On Monday, Phillips announced its overall sales totaled $760.4 million for 2020. Together, the house’s auction sales realized over $648 million, while private sales brought in $113.2 million.
The total is down 16.3 percent from the 2019 annual sales of $908 million, a better outcome than its larger competitors Sotheby’s and Christie’s who saw an average 25 percent decrease in year-on-year sales as a result of the ongoing pandemic’s economic impact. Auction sales were down 12 percent over the $736 million realized in 2019. Private sales saw a more significant drop, down 34 percent from the $171.8 million made in 2019, bringing the 2020 figure closer to Phillips’s 2018 results. Despite an emphasis on digital initiatives because of the pandemic, the house did not report its online sale total for this year, which was $75 million in 2019.
In some areas, Phillips proved resilient amid the challenges in the 2020 auction season. In its final December evening sale, the boutique house reached a new milestone with the sale of Seattle based developer Richard Hedreen’s $41 million David Hockney landscape, which was the most expensive lot sold in any the evening sale at Sotheby’s, Christie’s, or Phillips between November and December.
“The result is a testament to our long-standing digital and client-first strategies, assembling highly-focused and curated sales that reflect international collecting trends and appetites, and an uncompromising focus on quality,” Phillips CEO Edward Dolman said in a statement.

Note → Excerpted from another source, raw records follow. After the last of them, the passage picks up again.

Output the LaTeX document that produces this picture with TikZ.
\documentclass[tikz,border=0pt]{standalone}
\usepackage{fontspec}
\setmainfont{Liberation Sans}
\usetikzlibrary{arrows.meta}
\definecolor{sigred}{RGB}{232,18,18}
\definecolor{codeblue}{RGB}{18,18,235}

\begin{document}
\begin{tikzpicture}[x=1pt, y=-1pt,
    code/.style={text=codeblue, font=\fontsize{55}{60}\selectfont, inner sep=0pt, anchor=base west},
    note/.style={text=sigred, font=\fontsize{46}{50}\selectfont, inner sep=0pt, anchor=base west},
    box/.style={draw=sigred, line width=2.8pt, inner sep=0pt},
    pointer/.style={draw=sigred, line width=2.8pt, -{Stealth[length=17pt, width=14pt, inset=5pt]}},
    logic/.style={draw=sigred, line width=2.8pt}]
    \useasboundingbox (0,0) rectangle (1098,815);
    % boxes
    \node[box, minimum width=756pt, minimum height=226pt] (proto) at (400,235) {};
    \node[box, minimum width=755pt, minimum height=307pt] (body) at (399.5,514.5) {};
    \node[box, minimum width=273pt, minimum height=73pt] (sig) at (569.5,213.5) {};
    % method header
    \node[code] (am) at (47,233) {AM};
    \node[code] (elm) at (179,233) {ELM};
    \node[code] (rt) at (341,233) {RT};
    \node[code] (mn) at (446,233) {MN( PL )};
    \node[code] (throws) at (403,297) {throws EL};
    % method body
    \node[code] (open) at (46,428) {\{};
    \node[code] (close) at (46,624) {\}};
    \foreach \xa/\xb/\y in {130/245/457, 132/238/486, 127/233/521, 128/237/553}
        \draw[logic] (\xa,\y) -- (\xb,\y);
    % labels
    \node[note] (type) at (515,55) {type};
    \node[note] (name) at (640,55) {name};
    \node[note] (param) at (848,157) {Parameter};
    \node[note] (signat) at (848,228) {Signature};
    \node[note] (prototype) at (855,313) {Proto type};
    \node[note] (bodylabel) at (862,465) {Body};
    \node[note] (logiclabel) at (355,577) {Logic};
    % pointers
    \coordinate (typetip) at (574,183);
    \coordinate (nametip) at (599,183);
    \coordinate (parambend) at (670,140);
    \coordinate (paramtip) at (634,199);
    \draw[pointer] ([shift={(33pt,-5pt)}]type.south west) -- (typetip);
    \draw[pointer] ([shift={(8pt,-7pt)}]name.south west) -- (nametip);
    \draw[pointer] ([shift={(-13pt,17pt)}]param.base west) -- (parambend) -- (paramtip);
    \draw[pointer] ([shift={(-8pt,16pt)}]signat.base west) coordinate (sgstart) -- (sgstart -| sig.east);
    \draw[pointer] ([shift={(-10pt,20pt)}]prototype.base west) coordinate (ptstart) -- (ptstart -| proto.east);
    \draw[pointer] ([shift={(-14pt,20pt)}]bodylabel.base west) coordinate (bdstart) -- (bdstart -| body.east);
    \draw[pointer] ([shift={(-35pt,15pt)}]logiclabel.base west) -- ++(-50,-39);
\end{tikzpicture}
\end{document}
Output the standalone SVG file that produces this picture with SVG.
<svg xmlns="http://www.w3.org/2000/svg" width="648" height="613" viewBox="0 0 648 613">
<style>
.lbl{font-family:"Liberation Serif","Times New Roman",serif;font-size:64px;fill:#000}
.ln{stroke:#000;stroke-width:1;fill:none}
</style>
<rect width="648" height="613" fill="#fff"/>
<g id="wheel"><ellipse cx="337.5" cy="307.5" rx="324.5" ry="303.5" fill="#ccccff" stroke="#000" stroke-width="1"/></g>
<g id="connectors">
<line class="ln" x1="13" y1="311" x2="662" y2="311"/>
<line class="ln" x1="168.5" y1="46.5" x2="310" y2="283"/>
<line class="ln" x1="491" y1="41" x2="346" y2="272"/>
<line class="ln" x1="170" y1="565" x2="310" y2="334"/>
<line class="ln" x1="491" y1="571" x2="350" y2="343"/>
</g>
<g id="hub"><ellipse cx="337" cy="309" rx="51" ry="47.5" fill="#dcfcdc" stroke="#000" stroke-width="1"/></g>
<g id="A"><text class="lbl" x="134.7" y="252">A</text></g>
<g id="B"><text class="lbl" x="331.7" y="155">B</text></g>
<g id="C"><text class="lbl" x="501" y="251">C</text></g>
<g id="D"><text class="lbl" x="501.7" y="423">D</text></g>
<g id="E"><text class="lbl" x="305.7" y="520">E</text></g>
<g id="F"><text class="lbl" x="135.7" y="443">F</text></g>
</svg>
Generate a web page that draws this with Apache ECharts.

Dolman’s statement added, “Our strength and expansion across Asia contributed to this year’s successes.” In Asia, Phillips reported a collective $152 million (HKD 1.18 billion) in sales across the region, a 24 percent increase from the 2019 figure of $123.2 million (HKD 955 million), marking the house’s highest historic total in the region. For 20th century and contemporary art and design sales in Hong Kong, Phillips reported a total of $100.6 million (HKD 780 million) for 2020, reaching a 52 percent increase from the preceding year.
In December, a landmark joint evening sale by Phillips in Hong Kong with Chinese auction house Poly brought Phillips’s modern and contemporary art sale to a total of $50 million (HKD 388 million). “This was the first time that a Western auction house joined forces with one in mainland China and its importance in the market cannot be overstated,” Dolman said in his statement.
Phillips’s usual focus on young emerging artists also paid off in the Hong Kong market, bringing records for rising market stars like Lucas Arruda, Bernard Frize, Salman Toor, and the late Matthew Wong. At the top end of the market, Phillips also reported that Asia-based clients acquired half of the top ten works auctioned across global sale centers in 2020.
Among the house’s top priorities for 2020 were expanding digital engagement and advancing client-facing tech. “Some of the gratifying outcomes of 2020 were the digital innovations we introduced, paying close attention to the new client experience through our market-leading technologies, which allowed collectors to feel a sense of “being in the room,” Phillips global chairwoman Cheyenne Westphal said.
The house launched a new tech platform, Articker, which tracks how artists are trending in the media to aid specialist and collectors in targeting an artist’s market trajectory. In the fall, Phillips also launched Gallery One, a new digital auction platform for affordably prices lots open for bidding for a total of one week. The new online initiative is spearheaded by Racine Romaguera, Phillips senior international director of digital strategy and development.
Westphal added that the house “experienced an influx of first-time buyers, including a robust millennial audience,” as a result of the new focus on technology. To back that, the house reported a 136 percent increase in new online accounts, a 50 percent increase of property sold online across 25 online-only sales in 2020, and a 635 percent increase in online sales in Asia.
Despite the focus on digital expansion and with sales still largely remote amid ongoing international travel restrictions, Phillips is still investing in brick-and-mortar sites were clients are concentrated. In the summer, they opened a Southampton, New York, outpost, with plans to open its new Park Avenue headquarters in New York City and an exhibition space in Los Angeles to follow later this year.